§ Instruction
Give every line again exactly as it appears, please, but not the pictures.
_ _ _ _ _
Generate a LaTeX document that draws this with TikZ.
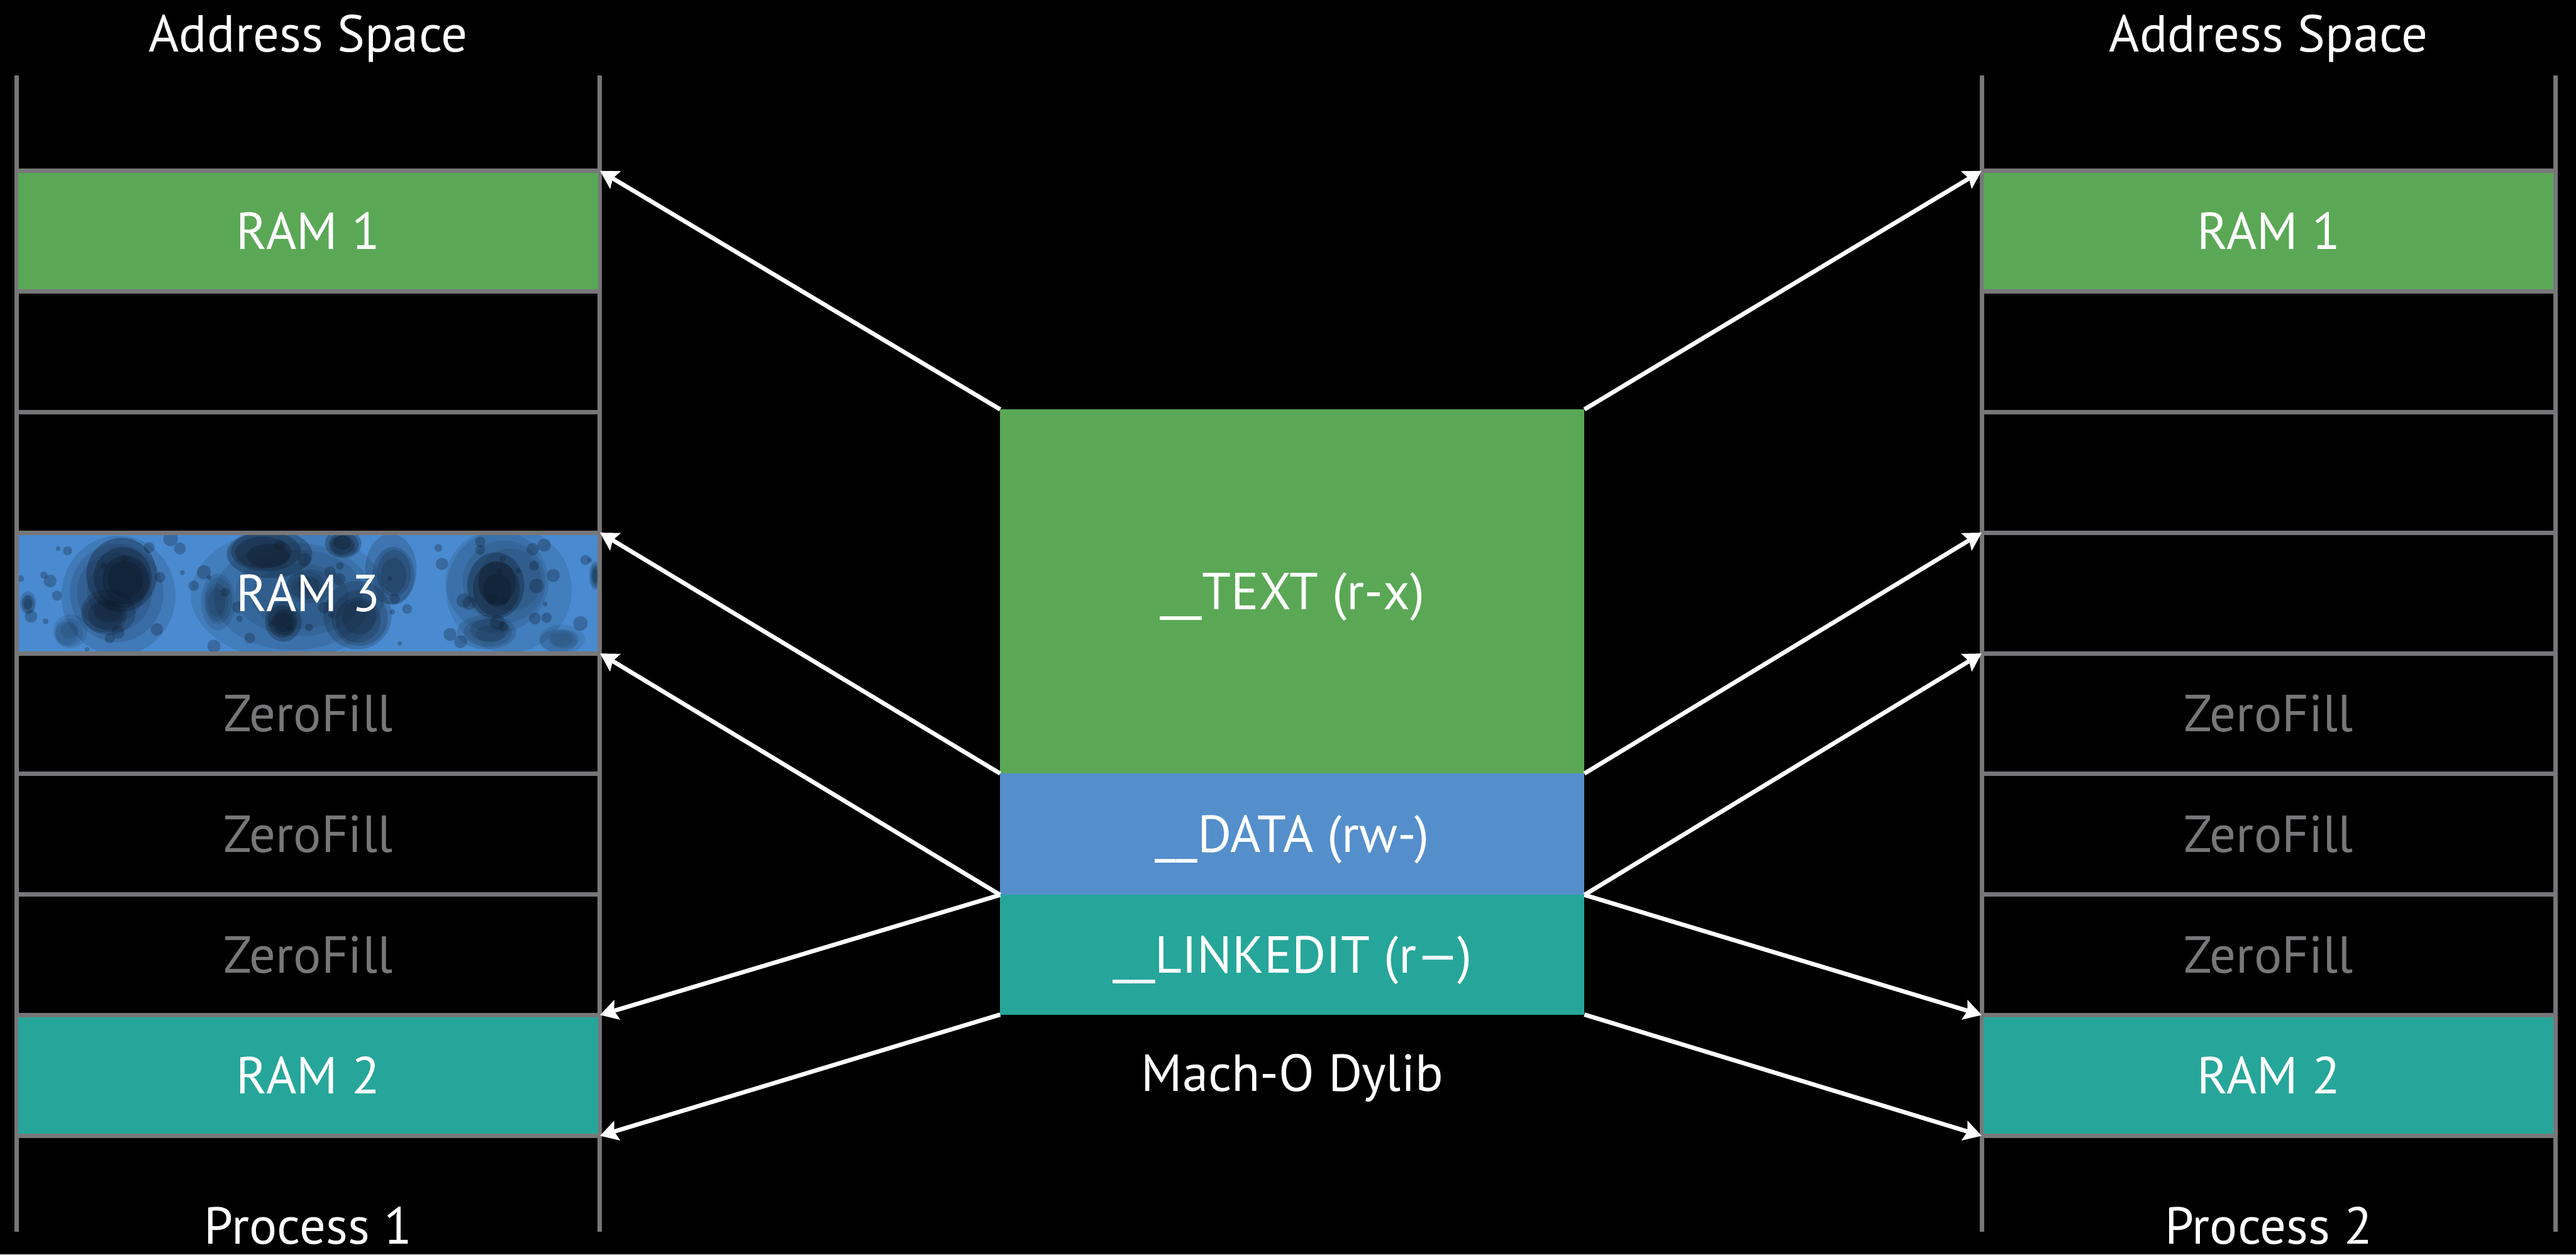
\documentclass[tikz,border=0pt]{standalone}
\usepackage{fontspec}
\setmainfont{PT Sans}
\usetikzlibrary{positioning,arrows.meta}

\definecolor{ramgreen}{HTML}{5AA855}
\definecolor{datablue}{HTML}{548FCC}
\definecolor{linkteal}{HTML}{26A69A}
\definecolor{gridgray}{HTML}{77777A}
\definecolor{stainblue}{HTML}{4A8AD0}
\definecolor{inkblue}{HTML}{0C1826}

\newcommand\slidefont{\fontsize{26}{31}\selectfont}

\begin{document}
\begin{tikzpicture}[x=0.01cm,y=-0.01cm]
    \tikzset{
        slot/.style={minimum height=2.12cm,inner sep=0pt,outer sep=0pt,draw=gridgray,line width=0.075cm,
            text=white,text height=0.64cm,text depth=0pt,font=\slidefont},
        leftslot/.style={slot,minimum width=10.24cm},
        rightslot/.style={slot,minimum width=10.07cm},
        ramone/.style={fill=ramgreen},
        ramtwo/.style={fill=linkteal},
        zero/.style={text=gridgray},
        blank/.style={},
        segment/.style={minimum width=10.25cm,inner sep=0pt,outer sep=0pt,
            text=white,text height=0.64cm,text depth=0pt,font=\slidefont},
        maplink/.style={white,line width=0.075cm,-{Stealth[length=0.31cm,width=0.35cm,inset=0.05cm]}},
        caption/.style={white,font=\slidefont,inner sep=0pt,anchor=base},
    }
    \useasboundingbox (0,0) rectangle (4522,2203);
    \fill[black] (0,0) rectangle (4522,2203);

    % ink stained RAM 3 page
    \pgfmathsetseed{11}
    \begin{scope}
        \clip (29,933) rectangle (1053,1145);
        \fill[stainblue] (29,933) rectangle (1053,1145);
        \foreach \cx/\cy/\rx/\ry/\op in {
            200/1045/100/105/0.35, 218/1012/62/65/0.85, 185/1075/48/40/0.6,
            48/1060/14/20/0.5, 120/1110/30/30/0.3,
            520/1040/170/115/0.3, 465/972/75/42/0.8, 600/955/32/25/0.75,
            495/1090/32/35/0.75, 630/1085/60/60/0.55, 690/1005/45/62/0.5,
            380/1060/30/50/0.35, 540/1030/40/30/0.35,
            885/1030/110/110/0.3, 868/1030/50/58/0.85, 860/1110/52/30/0.4,
            985/1125/40/25/0.3, 1045/1010/10/25/0.5
        }
            \foreach \s in {1,0.82,0.66,0.5}{
                \pgfmathsetmacro\rxs{\rx*\s}
                \pgfmathsetmacro\rys{\ry*\s}
                \pgfmathsetmacro\dx{\cx+rand*0.12*\rx}
                \pgfmathsetmacro\dy{\cy+rand*0.12*\ry}
                \pgfmathsetmacro\oo{\op*0.38}
                \fill[inkblue,opacity=\oo] (\dx,\dy) ellipse [x radius=\rxs,y radius=\rys];
            }
        % drips
        \foreach \i in {1,...,70}{
            \pgfmathsetmacro\px{541+rand*510}
            \pgfmathsetmacro\py{1039+rand*106}
            \pgfmathsetmacro\pr{4+9*rnd}
            \fill[inkblue,opacity=0.28] (\px,\py) circle [radius=\pr];
        }
    \end{scope}

    % address space columns
    \foreach \x in {29,1053,3479,4486}
        \draw[gridgray,line width=0.075cm] (\x,133) -- (\x,2163);
    \foreach \sty/\txt [count=\k from 0] in {ramone/RAM 1,blank/,blank/,blank/RAM 3,
            zero/ZeroFill,zero/ZeroFill,zero/ZeroFill,ramtwo/RAM 2}
        \node[leftslot,\sty] (pa\k) at (541,{406+211.75*\k}) {\txt};
    \foreach \sty/\txt [count=\k from 0] in {ramone/RAM 1,blank/,blank/,blank/,
            zero/ZeroFill,zero/ZeroFill,zero/ZeroFill,ramtwo/RAM 2}
        \node[rightslot,\sty] (pb\k) at (3982.5,{406+211.75*\k}) {\txt};

    % dylib segments
    \node[segment,minimum height=6.39cm,fill=ramgreen] (text) at (2268.5,1038.5) {\_\_TEXT (r-x)};
    \node[segment,minimum height=2.13cm,fill=datablue,anchor=north] (data) at (text.south) {\_\_DATA (rw-)};
    \node[segment,minimum height=2.10cm,fill=linkteal,anchor=north] (linkedit) at (data.south) {\_\_LINKEDIT (r—)};
    \node[caption] (dylib) at (2268.5,1916) {Mach-O Dylib};

    \node[caption] (spacea) at (541,91) {Address Space};
    \node[caption] (spaceb) at (3982.5,91) {Address Space};
    \node[caption] (proca) at (541,2184) {Process 1};
    \node[caption] (procb) at (3982.5,2184) {Process 2};

    % mappings
    \foreach \src/\dst in {text.north west/pa0.north east,text.south west/pa3.north east,
            data.south west/pa3.south east,data.south west/pa7.north east,linkedit.south west/pa7.south east,
            text.north east/pb0.north west,text.south east/pb3.north west,
            data.south east/pb3.south west,data.south east/pb7.north west,linkedit.south east/pb7.south west}
        \draw[maplink] (\src) -- (\dst);
\end{tikzpicture}
\end{document}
_ _ _ _ _
§ Task output
Generate a LaTeX document that draws this with TikZ.
\documentclass[tikz,border=0pt]{standalone}
\usepackage{fontspec}
\setmainfont{PT Sans}
\usetikzlibrary{positioning,arrows.meta}

\definecolor{ramgreen}{HTML}{5AA855}
\definecolor{datablue}{HTML}{548FCC}
\definecolor{linkteal}{HTML}{26A69A}
\definecolor{gridgray}{HTML}{77777A}
\definecolor{stainblue}{HTML}{4A8AD0}
\definecolor{inkblue}{HTML}{0C1826}

\newcommand\slidefont{\fontsize{26}{31}\selectfont}

\begin{document}
\begin{tikzpicture}[x=0.01cm,y=-0.01cm]
    \tikzset{
        slot/.style={minimum height=2.12cm,inner sep=0pt,outer sep=0pt,draw=gridgray,line width=0.075cm,
            text=white,text height=0.64cm,text depth=0pt,font=\slidefont},
        leftslot/.style={slot,minimum width=10.24cm},
        rightslot/.style={slot,minimum width=10.07cm},
        ramone/.style={fill=ramgreen},
        ramtwo/.style={fill=linkteal},
        zero/.style={text=gridgray},
        blank/.style={},
        segment/.style={minimum width=10.25cm,inner sep=0pt,outer sep=0pt,
            text=white,text height=0.64cm,text depth=0pt,font=\slidefont},
        maplink/.style={white,line width=0.075cm,-{Stealth[length=0.31cm,width=0.35cm,inset=0.05cm]}},
        caption/.style={white,font=\slidefont,inner sep=0pt,anchor=base},
    }
    \useasboundingbox (0,0) rectangle (4522,2203);
    \fill[black] (0,0) rectangle (4522,2203);

    % ink stained RAM 3 page
    \pgfmathsetseed{11}
    \begin{scope}
        \clip (29,933) rectangle (1053,1145);
        \fill[stainblue] (29,933) rectangle (1053,1145);
        \foreach \cx/\cy/\rx/\ry/\op in {
            200/1045/100/105/0.35, 218/1012/62/65/0.85, 185/1075/48/40/0.6,
            48/1060/14/20/0.5, 120/1110/30/30/0.3,
            520/1040/170/115/0.3, 465/972/75/42/0.8, 600/955/32/25/0.75,
            495/1090/32/35/0.75, 630/1085/60/60/0.55, 690/1005/45/62/0.5,
            380/1060/30/50/0.35, 540/1030/40/30/0.35,
            885/1030/110/110/0.3, 868/1030/50/58/0.85, 860/1110/52/30/0.4,
            985/1125/40/25/0.3, 1045/1010/10/25/0.5
        }
            \foreach \s in {1,0.82,0.66,0.5}{
                \pgfmathsetmacro\rxs{\rx*\s}
                \pgfmathsetmacro\rys{\ry*\s}
                \pgfmathsetmacro\dx{\cx+rand*0.12*\rx}
                \pgfmathsetmacro\dy{\cy+rand*0.12*\ry}
                \pgfmathsetmacro\oo{\op*0.38}
                \fill[inkblue,opacity=\oo] (\dx,\dy) ellipse [x radius=\rxs,y radius=\rys];
            }
        % drips
        \foreach \i in {1,...,70}{
            \pgfmathsetmacro\px{541+rand*510}
            \pgfmathsetmacro\py{1039+rand*106}
            \pgfmathsetmacro\pr{4+9*rnd}
            \fill[inkblue,opacity=0.28] (\px,\py) circle [radius=\pr];
        }
    \end{scope}

    % address space columns
    \foreach \x in {29,1053,3479,4486}
        \draw[gridgray,line width=0.075cm] (\x,133) -- (\x,2163);
    \foreach \sty/\txt [count=\k from 0] in {ramone/RAM 1,blank/,blank/,blank/RAM 3,
            zero/ZeroFill,zero/ZeroFill,zero/ZeroFill,ramtwo/RAM 2}
        \node[leftslot,\sty] (pa\k) at (541,{406+211.75*\k}) {\txt};
    \foreach \sty/\txt [count=\k from 0] in {ramone/RAM 1,blank/,blank/,blank/,
            zero/ZeroFill,zero/ZeroFill,zero/ZeroFill,ramtwo/RAM 2}
        \node[rightslot,\sty] (pb\k) at (3982.5,{406+211.75*\k}) {\txt};

    % dylib segments
    \node[segment,minimum height=6.39cm,fill=ramgreen] (text) at (2268.5,1038.5) {\_\_TEXT (r-x)};
    \node[segment,minimum height=2.13cm,fill=datablue,anchor=north] (data) at (text.south) {\_\_DATA (rw-)};
    \node[segment,minimum height=2.10cm,fill=linkteal,anchor=north] (linkedit) at (data.south) {\_\_LINKEDIT (r—)};
    \node[caption] (dylib) at (2268.5,1916) {Mach-O Dylib};

    \node[caption] (spacea) at (541,91) {Address Space};
    \node[caption] (spaceb) at (3982.5,91) {Address Space};
    \node[caption] (proca) at (541,2184) {Process 1};
    \node[caption] (procb) at (3982.5,2184) {Process 2};

    % mappings
    \foreach \src/\dst in {text.north west/pa0.north east,text.south west/pa3.north east,
            data.south west/pa3.south east,data.south west/pa7.north east,linkedit.south west/pa7.south east,
            text.north east/pb0.north west,text.south east/pb3.north west,
            data.south east/pb3.south west,data.south east/pb7.north west,linkedit.south east/pb7.south west}
        \draw[maplink] (\src) -- (\dst);
\end{tikzpicture}
\end{document}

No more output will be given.